Exercise —
Can you transcribe the data exactly? Leave the pictures out.

Data lines —

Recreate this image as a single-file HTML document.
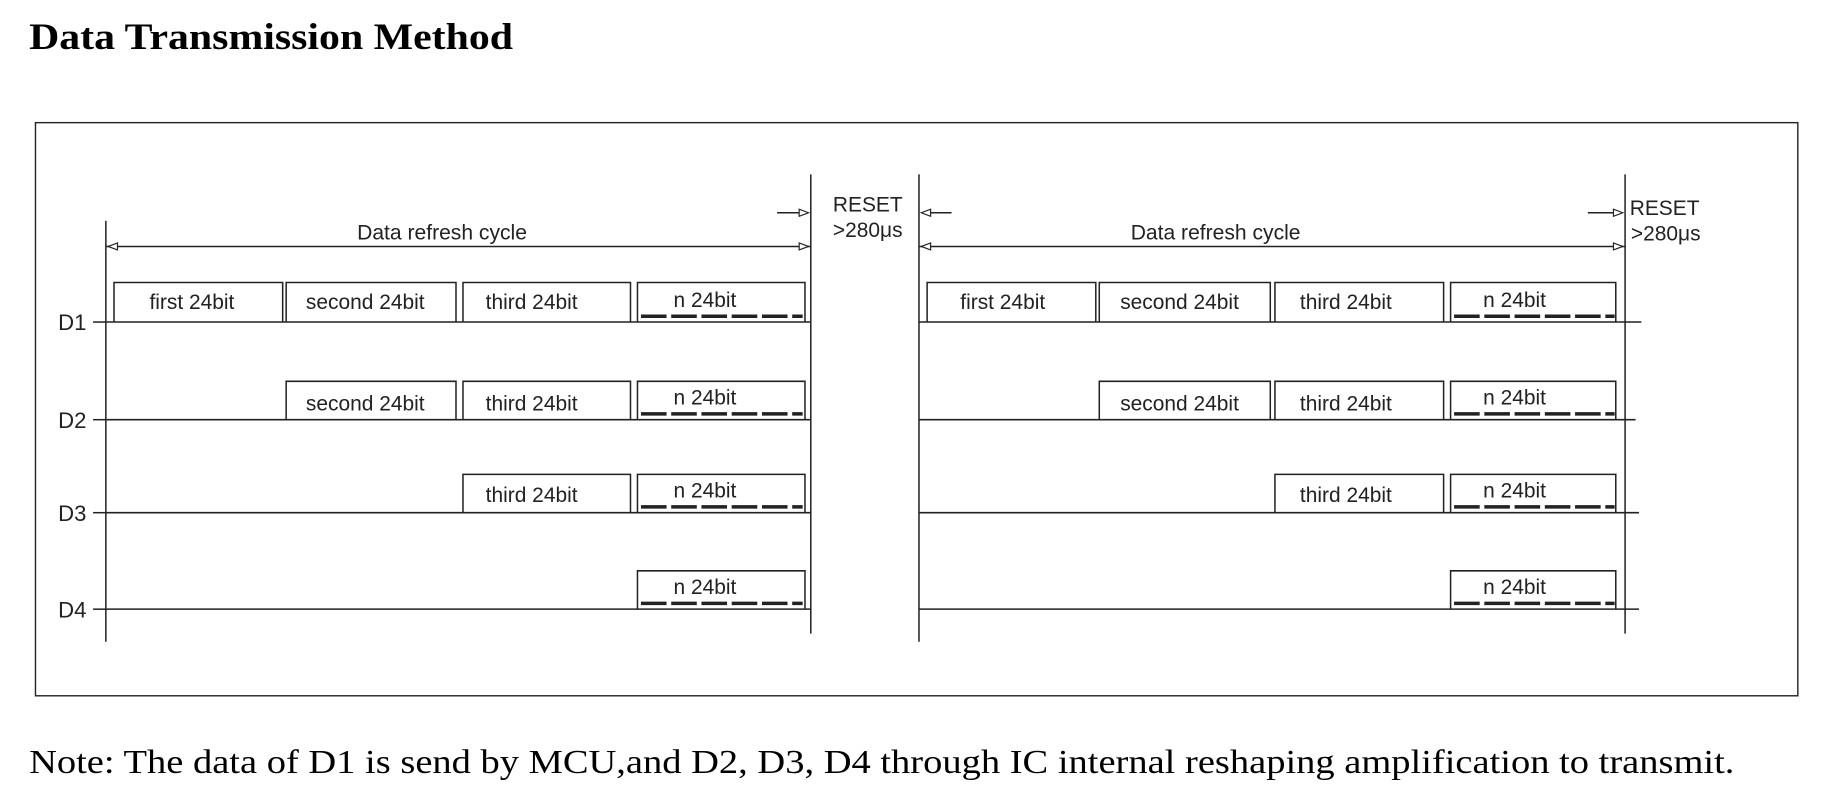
<!DOCTYPE html>
<html><head><meta charset="utf-8"><style>
html,body{margin:0;padding:0;background:#fff;width:1824px;height:801px;overflow:hidden}
svg{display:block}
</style></head><body>
<svg width="1824" height="801" viewBox="0 0 1568 689" preserveAspectRatio="none" xmlns="http://www.w3.org/2000/svg">
<text x="25" y="42" font-family="Liberation Serif, serif" font-weight="bold" font-size="32" textLength="416" lengthAdjust="spacingAndGlyphs">Data Transmission Method</text>
<rect x="30.5" y="105.5" width="1515" height="493" fill="none" stroke="#222" stroke-width="1.2"/>
<text x="25" y="665" font-family="Liberation Serif, serif" font-size="29" textLength="1466" lengthAdjust="spacingAndGlyphs">Note: The data of D1 is send by MCU,and D2, D3, D4 through IC internal reshaping amplification to transmit.</text>
<g font-family="Liberation Sans, sans-serif" font-size="18" fill="#222" stroke="#222">
<g stroke-width="1.3" fill="none">
<line x1="91" y1="190" x2="91" y2="552"/>
<line x1="697" y1="150" x2="697" y2="545"/>
<line x1="91" y1="212" x2="697" y2="212"/>
<line x1="668" y1="183" x2="695" y2="183"/>
<line x1="91" y1="277" x2="697" y2="277"/>
<line x1="91" y1="361" x2="697" y2="361"/>
<line x1="91" y1="441" x2="697" y2="441"/>
<line x1="91" y1="524" x2="697" y2="524"/>
<line x1="80" y1="277" x2="91" y2="277"/><line x1="80" y1="361" x2="91" y2="361"/><line x1="80" y1="441" x2="91" y2="441"/><line x1="80" y1="524" x2="91" y2="524"/>
<path d="M98 277V243H243V277M246 277V243H392V277M398 277V243H542V277M548 277V243H692V277"/>
<path d="M246 361V328H392V361M398 361V328H542V361M548 361V328H692V361"/>
<path d="M398 441V408H542V441M548 441V408H692V441"/>
<path d="M548 524V491H692V524"/>
<line x1="790" y1="150" x2="790" y2="552"/>
<line x1="1397" y1="150" x2="1397" y2="545"/>
<line x1="790" y1="212" x2="1397" y2="212"/>
<line x1="792" y1="183" x2="818" y2="183"/>
<line x1="1365" y1="183" x2="1395" y2="183"/>
<line x1="790" y1="277" x2="1411" y2="277"/>
<line x1="790" y1="361" x2="1406" y2="361"/>
<line x1="790" y1="441" x2="1409" y2="441"/>
<line x1="790" y1="524" x2="1409" y2="524"/>
<path d="M797 277V243H942V277M945 277V243H1092V277M1096 277V243H1241V277M1247 277V243H1389V277"/>
<path d="M945 361V328H1092V361M1096 361V328H1241V361M1247 361V328H1389V361"/>
<path d="M1096 441V408H1241V441M1247 441V408H1389V441"/>
<path d="M1247 524V491H1389V524"/>
</g>
<g stroke-width="3" stroke-dasharray="22,4">
<line x1="551" y1="272" x2="690" y2="272"/><line x1="551" y1="356" x2="690" y2="356"/><line x1="551" y1="436" x2="690" y2="436"/><line x1="551" y1="519" x2="690" y2="519"/>
<line x1="1250" y1="272" x2="1388" y2="272"/><line x1="1250" y1="356" x2="1388" y2="356"/><line x1="1250" y1="436" x2="1388" y2="436"/><line x1="1250" y1="519" x2="1388" y2="519"/>
</g>
<g stroke-width="1" fill="#fff">
<path d="M93 212l8-3v6z"/><path d="M695 212l-8-3v6z"/><path d="M695 183l-8-3v6z"/>
<path d="M792 212l8-3v6z"/><path d="M1395 212l-8-3v6z"/><path d="M792 183l8-3v6z"/><path d="M1395 183l-8-3v6z"/>
</g>
<g stroke="none">
<text x="380" y="206" text-anchor="middle" textLength="146" lengthAdjust="spacingAndGlyphs">Data refresh cycle</text>
<text x="1045" y="206" text-anchor="middle" textLength="146" lengthAdjust="spacingAndGlyphs">Data refresh cycle</text>
<text x="716" y="182">RESET</text><text x="716" y="204">&gt;280μs</text>
<text x="1401" y="185">RESET</text><text x="1402" y="207">&gt;280μs</text>
<text x="50" y="284" font-size="19">D1</text><text x="50" y="368" font-size="19">D2</text><text x="50" y="448" font-size="19">D3</text><text x="50" y="531" font-size="19">D4</text>
<g text-anchor="middle">
<text x="165" y="266">first 24bit</text><text x="314" y="266">second 24bit</text><text x="457" y="266">third 24bit</text><text x="606" y="264">n  24bit</text>
<text x="314" y="353">second 24bit</text><text x="457" y="353">third 24bit</text><text x="606" y="348">n  24bit</text>
<text x="457" y="432">third 24bit</text><text x="606" y="428">n  24bit</text>
<text x="606" y="511">n  24bit</text>
<text x="862" y="266">first 24bit</text><text x="1014" y="266">second 24bit</text><text x="1157" y="266">third 24bit</text><text x="1302" y="264">n 24bit</text>
<text x="1014" y="353">second 24bit</text><text x="1157" y="353">third 24bit</text><text x="1302" y="348">n 24bit</text>
<text x="1157" y="432">third 24bit</text><text x="1302" y="428">n 24bit</text>
<text x="1302" y="511">n 24bit</text>
</g>
</g>
</g>
</svg>
</body></html>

Answer below —
Recreate this image as a single-file HTML document.
<!DOCTYPE html>
<html><head><meta charset="utf-8"><style>
html,body{margin:0;padding:0;background:#fff;width:1824px;height:801px;overflow:hidden}
svg{display:block}
</style></head><body>
<svg width="1824" height="801" viewBox="0 0 1568 689" preserveAspectRatio="none" xmlns="http://www.w3.org/2000/svg">
<text x="25" y="42" font-family="Liberation Serif, serif" font-weight="bold" font-size="32" textLength="416" lengthAdjust="spacingAndGlyphs">Data Transmission Method</text>
<rect x="30.5" y="105.5" width="1515" height="493" fill="none" stroke="#222" stroke-width="1.2"/>
<text x="25" y="665" font-family="Liberation Serif, serif" font-size="29" textLength="1466" lengthAdjust="spacingAndGlyphs">Note: The data of D1 is send by MCU,and D2, D3, D4 through IC internal reshaping amplification to transmit.</text>
<g font-family="Liberation Sans, sans-serif" font-size="18" fill="#222" stroke="#222">
<g stroke-width="1.3" fill="none">
<line x1="91" y1="190" x2="91" y2="552"/>
<line x1="697" y1="150" x2="697" y2="545"/>
<line x1="91" y1="212" x2="697" y2="212"/>
<line x1="668" y1="183" x2="695" y2="183"/>
<line x1="91" y1="277" x2="697" y2="277"/>
<line x1="91" y1="361" x2="697" y2="361"/>
<line x1="91" y1="441" x2="697" y2="441"/>
<line x1="91" y1="524" x2="697" y2="524"/>
<line x1="80" y1="277" x2="91" y2="277"/><line x1="80" y1="361" x2="91" y2="361"/><line x1="80" y1="441" x2="91" y2="441"/><line x1="80" y1="524" x2="91" y2="524"/>
<path d="M98 277V243H243V277M246 277V243H392V277M398 277V243H542V277M548 277V243H692V277"/>
<path d="M246 361V328H392V361M398 361V328H542V361M548 361V328H692V361"/>
<path d="M398 441V408H542V441M548 441V408H692V441"/>
<path d="M548 524V491H692V524"/>
<line x1="790" y1="150" x2="790" y2="552"/>
<line x1="1397" y1="150" x2="1397" y2="545"/>
<line x1="790" y1="212" x2="1397" y2="212"/>
<line x1="792" y1="183" x2="818" y2="183"/>
<line x1="1365" y1="183" x2="1395" y2="183"/>
<line x1="790" y1="277" x2="1411" y2="277"/>
<line x1="790" y1="361" x2="1406" y2="361"/>
<line x1="790" y1="441" x2="1409" y2="441"/>
<line x1="790" y1="524" x2="1409" y2="524"/>
<path d="M797 277V243H942V277M945 277V243H1092V277M1096 277V243H1241V277M1247 277V243H1389V277"/>
<path d="M945 361V328H1092V361M1096 361V328H1241V361M1247 361V328H1389V361"/>
<path d="M1096 441V408H1241V441M1247 441V408H1389V441"/>
<path d="M1247 524V491H1389V524"/>
</g>
<g stroke-width="3" stroke-dasharray="22,4">
<line x1="551" y1="272" x2="690" y2="272"/><line x1="551" y1="356" x2="690" y2="356"/><line x1="551" y1="436" x2="690" y2="436"/><line x1="551" y1="519" x2="690" y2="519"/>
<line x1="1250" y1="272" x2="1388" y2="272"/><line x1="1250" y1="356" x2="1388" y2="356"/><line x1="1250" y1="436" x2="1388" y2="436"/><line x1="1250" y1="519" x2="1388" y2="519"/>
</g>
<g stroke-width="1" fill="#fff">
<path d="M93 212l8-3v6z"/><path d="M695 212l-8-3v6z"/><path d="M695 183l-8-3v6z"/>
<path d="M792 212l8-3v6z"/><path d="M1395 212l-8-3v6z"/><path d="M792 183l8-3v6z"/><path d="M1395 183l-8-3v6z"/>
</g>
<g stroke="none">
<text x="380" y="206" text-anchor="middle" textLength="146" lengthAdjust="spacingAndGlyphs">Data refresh cycle</text>
<text x="1045" y="206" text-anchor="middle" textLength="146" lengthAdjust="spacingAndGlyphs">Data refresh cycle</text>
<text x="716" y="182">RESET</text><text x="716" y="204">&gt;280μs</text>
<text x="1401" y="185">RESET</text><text x="1402" y="207">&gt;280μs</text>
<text x="50" y="284" font-size="19">D1</text><text x="50" y="368" font-size="19">D2</text><text x="50" y="448" font-size="19">D3</text><text x="50" y="531" font-size="19">D4</text>
<g text-anchor="middle">
<text x="165" y="266">first 24bit</text><text x="314" y="266">second 24bit</text><text x="457" y="266">third 24bit</text><text x="606" y="264">n  24bit</text>
<text x="314" y="353">second 24bit</text><text x="457" y="353">third 24bit</text><text x="606" y="348">n  24bit</text>
<text x="457" y="432">third 24bit</text><text x="606" y="428">n  24bit</text>
<text x="606" y="511">n  24bit</text>
<text x="862" y="266">first 24bit</text><text x="1014" y="266">second 24bit</text><text x="1157" y="266">third 24bit</text><text x="1302" y="264">n 24bit</text>
<text x="1014" y="353">second 24bit</text><text x="1157" y="353">third 24bit</text><text x="1302" y="348">n 24bit</text>
<text x="1157" y="432">third 24bit</text><text x="1302" y="428">n 24bit</text>
<text x="1302" y="511">n 24bit</text>
</g>
</g>
</g>
</svg>
</body></html>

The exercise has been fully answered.